## Plotting code records
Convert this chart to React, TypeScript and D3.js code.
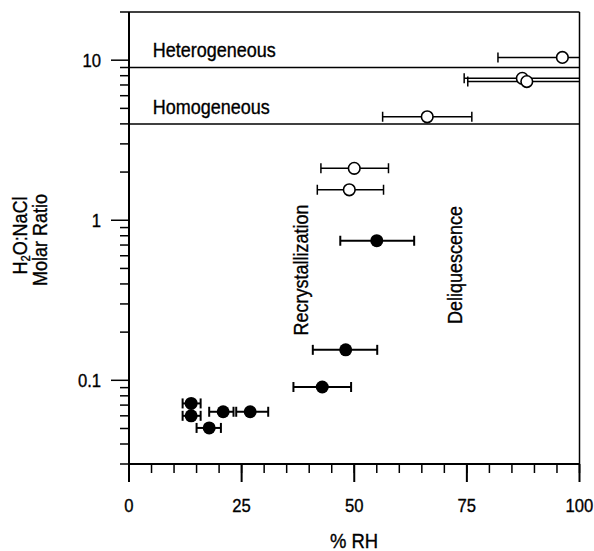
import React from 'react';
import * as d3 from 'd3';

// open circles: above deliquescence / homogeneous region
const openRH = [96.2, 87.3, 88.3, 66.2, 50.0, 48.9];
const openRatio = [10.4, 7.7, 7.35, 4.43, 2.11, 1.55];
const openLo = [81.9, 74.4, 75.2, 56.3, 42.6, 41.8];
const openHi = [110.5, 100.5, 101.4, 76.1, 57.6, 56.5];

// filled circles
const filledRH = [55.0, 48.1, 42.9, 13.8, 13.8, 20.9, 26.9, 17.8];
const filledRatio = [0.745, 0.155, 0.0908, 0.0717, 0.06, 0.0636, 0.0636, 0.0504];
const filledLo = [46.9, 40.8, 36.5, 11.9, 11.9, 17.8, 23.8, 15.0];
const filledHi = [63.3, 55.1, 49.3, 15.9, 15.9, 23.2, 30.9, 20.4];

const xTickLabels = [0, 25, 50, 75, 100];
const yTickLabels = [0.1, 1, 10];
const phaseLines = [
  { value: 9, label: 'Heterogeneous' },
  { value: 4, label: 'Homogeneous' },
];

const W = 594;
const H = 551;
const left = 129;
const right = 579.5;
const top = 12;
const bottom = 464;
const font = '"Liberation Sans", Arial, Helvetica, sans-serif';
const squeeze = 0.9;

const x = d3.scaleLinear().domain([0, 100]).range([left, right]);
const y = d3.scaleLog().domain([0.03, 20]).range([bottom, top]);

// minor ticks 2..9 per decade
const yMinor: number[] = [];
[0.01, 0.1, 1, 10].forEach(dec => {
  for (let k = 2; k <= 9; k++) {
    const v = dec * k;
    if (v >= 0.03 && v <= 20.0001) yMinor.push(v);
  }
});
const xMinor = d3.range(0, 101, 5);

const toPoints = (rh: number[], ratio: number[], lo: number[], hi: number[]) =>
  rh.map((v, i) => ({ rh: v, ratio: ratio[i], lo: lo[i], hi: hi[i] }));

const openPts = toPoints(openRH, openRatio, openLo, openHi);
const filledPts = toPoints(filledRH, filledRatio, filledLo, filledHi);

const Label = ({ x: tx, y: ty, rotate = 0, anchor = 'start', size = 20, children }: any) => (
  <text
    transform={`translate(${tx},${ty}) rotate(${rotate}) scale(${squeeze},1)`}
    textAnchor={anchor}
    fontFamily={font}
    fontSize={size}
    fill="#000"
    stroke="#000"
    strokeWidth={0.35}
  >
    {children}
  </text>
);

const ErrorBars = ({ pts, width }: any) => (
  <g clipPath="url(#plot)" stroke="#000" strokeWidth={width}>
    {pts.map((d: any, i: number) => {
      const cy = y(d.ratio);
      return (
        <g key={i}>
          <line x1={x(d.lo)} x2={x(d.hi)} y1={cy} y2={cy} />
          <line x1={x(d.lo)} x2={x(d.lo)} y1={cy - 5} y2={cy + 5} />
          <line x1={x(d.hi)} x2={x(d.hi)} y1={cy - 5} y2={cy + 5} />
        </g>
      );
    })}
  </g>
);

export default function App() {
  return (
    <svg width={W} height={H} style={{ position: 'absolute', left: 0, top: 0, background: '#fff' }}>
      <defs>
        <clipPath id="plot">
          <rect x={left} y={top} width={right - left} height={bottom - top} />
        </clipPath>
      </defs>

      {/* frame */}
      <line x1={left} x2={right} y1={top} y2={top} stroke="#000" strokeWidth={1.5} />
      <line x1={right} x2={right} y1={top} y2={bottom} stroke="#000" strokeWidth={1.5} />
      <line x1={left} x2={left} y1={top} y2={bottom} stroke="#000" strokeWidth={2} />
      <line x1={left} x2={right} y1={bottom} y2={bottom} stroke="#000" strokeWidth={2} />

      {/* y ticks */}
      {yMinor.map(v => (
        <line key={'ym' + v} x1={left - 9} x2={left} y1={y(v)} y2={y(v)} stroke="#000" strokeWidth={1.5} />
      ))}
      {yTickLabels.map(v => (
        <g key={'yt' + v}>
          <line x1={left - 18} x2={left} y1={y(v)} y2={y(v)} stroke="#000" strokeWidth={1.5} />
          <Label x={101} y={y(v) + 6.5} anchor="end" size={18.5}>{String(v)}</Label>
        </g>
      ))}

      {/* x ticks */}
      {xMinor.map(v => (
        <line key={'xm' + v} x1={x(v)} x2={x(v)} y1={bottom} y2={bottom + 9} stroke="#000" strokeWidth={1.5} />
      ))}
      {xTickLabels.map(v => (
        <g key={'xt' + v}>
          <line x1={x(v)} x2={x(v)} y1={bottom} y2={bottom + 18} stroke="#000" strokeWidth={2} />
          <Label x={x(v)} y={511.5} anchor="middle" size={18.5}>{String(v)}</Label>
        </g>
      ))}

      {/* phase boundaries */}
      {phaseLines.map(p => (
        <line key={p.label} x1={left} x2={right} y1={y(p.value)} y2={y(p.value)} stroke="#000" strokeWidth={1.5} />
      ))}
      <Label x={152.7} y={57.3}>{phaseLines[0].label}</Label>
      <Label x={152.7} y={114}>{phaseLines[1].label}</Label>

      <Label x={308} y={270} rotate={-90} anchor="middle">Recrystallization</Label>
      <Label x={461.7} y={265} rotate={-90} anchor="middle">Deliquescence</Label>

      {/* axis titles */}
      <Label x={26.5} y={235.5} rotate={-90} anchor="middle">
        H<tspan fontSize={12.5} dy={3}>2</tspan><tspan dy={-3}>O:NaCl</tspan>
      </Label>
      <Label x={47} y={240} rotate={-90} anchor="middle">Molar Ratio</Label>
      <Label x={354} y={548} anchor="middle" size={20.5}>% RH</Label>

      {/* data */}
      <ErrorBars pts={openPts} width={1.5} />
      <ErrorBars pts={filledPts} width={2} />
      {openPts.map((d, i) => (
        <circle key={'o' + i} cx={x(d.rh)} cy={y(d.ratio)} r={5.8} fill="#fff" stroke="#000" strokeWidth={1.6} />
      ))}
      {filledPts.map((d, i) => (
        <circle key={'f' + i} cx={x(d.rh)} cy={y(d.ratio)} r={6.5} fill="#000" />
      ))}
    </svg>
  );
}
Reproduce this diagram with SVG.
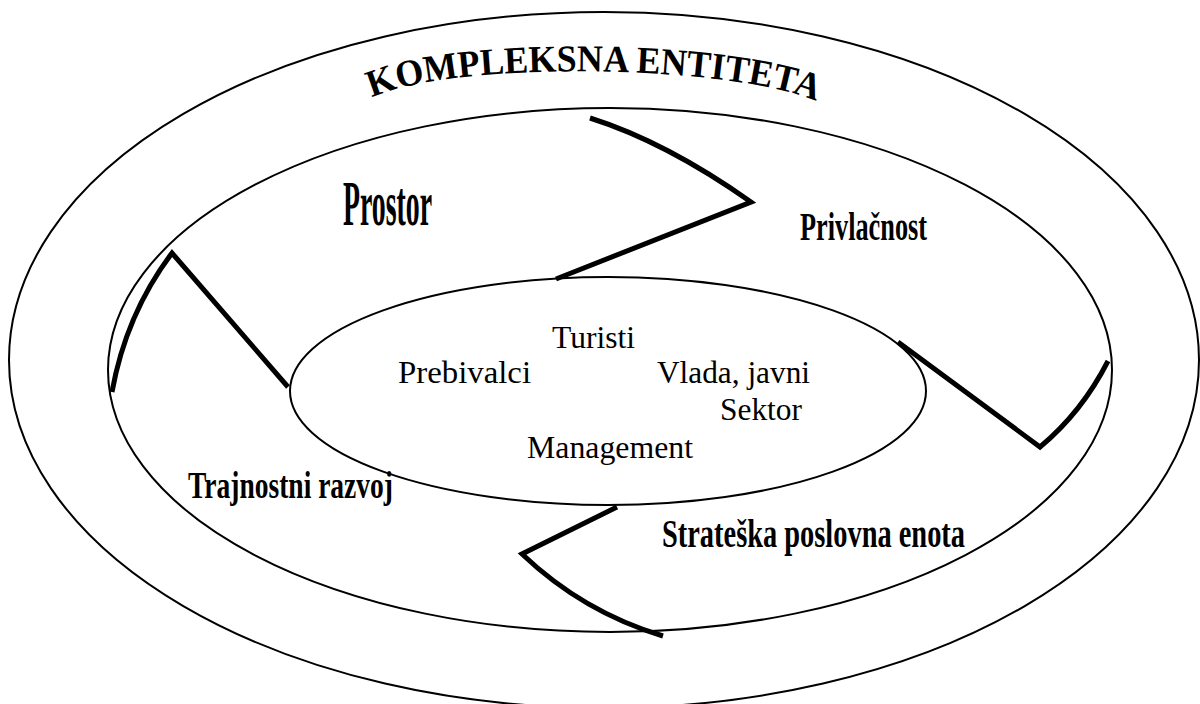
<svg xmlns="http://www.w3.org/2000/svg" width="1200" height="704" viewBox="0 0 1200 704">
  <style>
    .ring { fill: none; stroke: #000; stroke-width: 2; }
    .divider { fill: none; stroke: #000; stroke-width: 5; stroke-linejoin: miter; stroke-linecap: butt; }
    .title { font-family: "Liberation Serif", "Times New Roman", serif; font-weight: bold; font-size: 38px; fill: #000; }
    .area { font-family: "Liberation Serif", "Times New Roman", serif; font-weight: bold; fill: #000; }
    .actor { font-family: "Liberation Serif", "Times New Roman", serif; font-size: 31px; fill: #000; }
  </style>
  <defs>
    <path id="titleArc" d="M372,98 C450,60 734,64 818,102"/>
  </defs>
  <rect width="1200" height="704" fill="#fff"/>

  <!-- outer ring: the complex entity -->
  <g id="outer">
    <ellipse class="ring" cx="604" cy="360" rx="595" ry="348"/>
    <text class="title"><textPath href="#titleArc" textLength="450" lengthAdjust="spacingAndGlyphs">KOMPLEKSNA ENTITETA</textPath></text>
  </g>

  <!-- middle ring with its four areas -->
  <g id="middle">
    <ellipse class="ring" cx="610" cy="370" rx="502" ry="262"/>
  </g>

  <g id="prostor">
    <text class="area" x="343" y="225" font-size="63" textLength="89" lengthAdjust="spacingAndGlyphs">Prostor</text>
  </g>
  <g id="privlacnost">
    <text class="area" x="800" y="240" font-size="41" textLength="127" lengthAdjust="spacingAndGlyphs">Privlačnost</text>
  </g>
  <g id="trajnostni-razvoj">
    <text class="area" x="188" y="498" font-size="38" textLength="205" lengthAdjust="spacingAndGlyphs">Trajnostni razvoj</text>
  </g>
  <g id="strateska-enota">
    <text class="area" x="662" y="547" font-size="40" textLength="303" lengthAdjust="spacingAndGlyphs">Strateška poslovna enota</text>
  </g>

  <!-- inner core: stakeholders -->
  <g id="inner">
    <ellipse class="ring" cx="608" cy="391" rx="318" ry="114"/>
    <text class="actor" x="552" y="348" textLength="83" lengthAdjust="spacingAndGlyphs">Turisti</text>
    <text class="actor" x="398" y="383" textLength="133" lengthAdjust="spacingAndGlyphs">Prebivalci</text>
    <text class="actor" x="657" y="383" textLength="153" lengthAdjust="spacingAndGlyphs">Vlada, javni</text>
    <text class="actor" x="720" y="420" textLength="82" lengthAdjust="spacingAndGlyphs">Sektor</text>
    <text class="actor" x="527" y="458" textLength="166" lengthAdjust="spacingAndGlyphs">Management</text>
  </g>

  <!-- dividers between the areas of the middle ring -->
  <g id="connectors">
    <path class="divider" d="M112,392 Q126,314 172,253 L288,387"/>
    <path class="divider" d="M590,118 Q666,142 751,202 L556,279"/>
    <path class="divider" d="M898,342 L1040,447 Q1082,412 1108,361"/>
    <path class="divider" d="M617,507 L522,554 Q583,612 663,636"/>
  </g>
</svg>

## WRITTEN PROBLEM
Up to and including the line containing "23.2, 30.9, 20.4];", repeat every line from the start of the data, but none of the pictures.

## EXERCISE OUTPUT
Convert this chart to React, TypeScript and D3.js code.
import React from 'react';
import * as d3 from 'd3';

// open circles: above deliquescence / homogeneous region
const openRH = [96.2, 87.3, 88.3, 66.2, 50.0, 48.9];
const openRatio = [10.4, 7.7, 7.35, 4.43, 2.11, 1.55];
const openLo = [81.9, 74.4, 75.2, 56.3, 42.6, 41.8];
const openHi = [110.5, 100.5, 101.4, 76.1, 57.6, 56.5];

// filled circles
const filledRH = [55.0, 48.1, 42.9, 13.8, 13.8, 20.9, 26.9, 17.8];
const filledRatio = [0.745, 0.155, 0.0908, 0.0717, 0.06, 0.0636, 0.0636, 0.0504];
const filledLo = [46.9, 40.8, 36.5, 11.9, 11.9, 17.8, 23.8, 15.0];
const filledHi = [63.3, 55.1, 49.3, 15.9, 15.9, 23.2, 30.9, 20.4];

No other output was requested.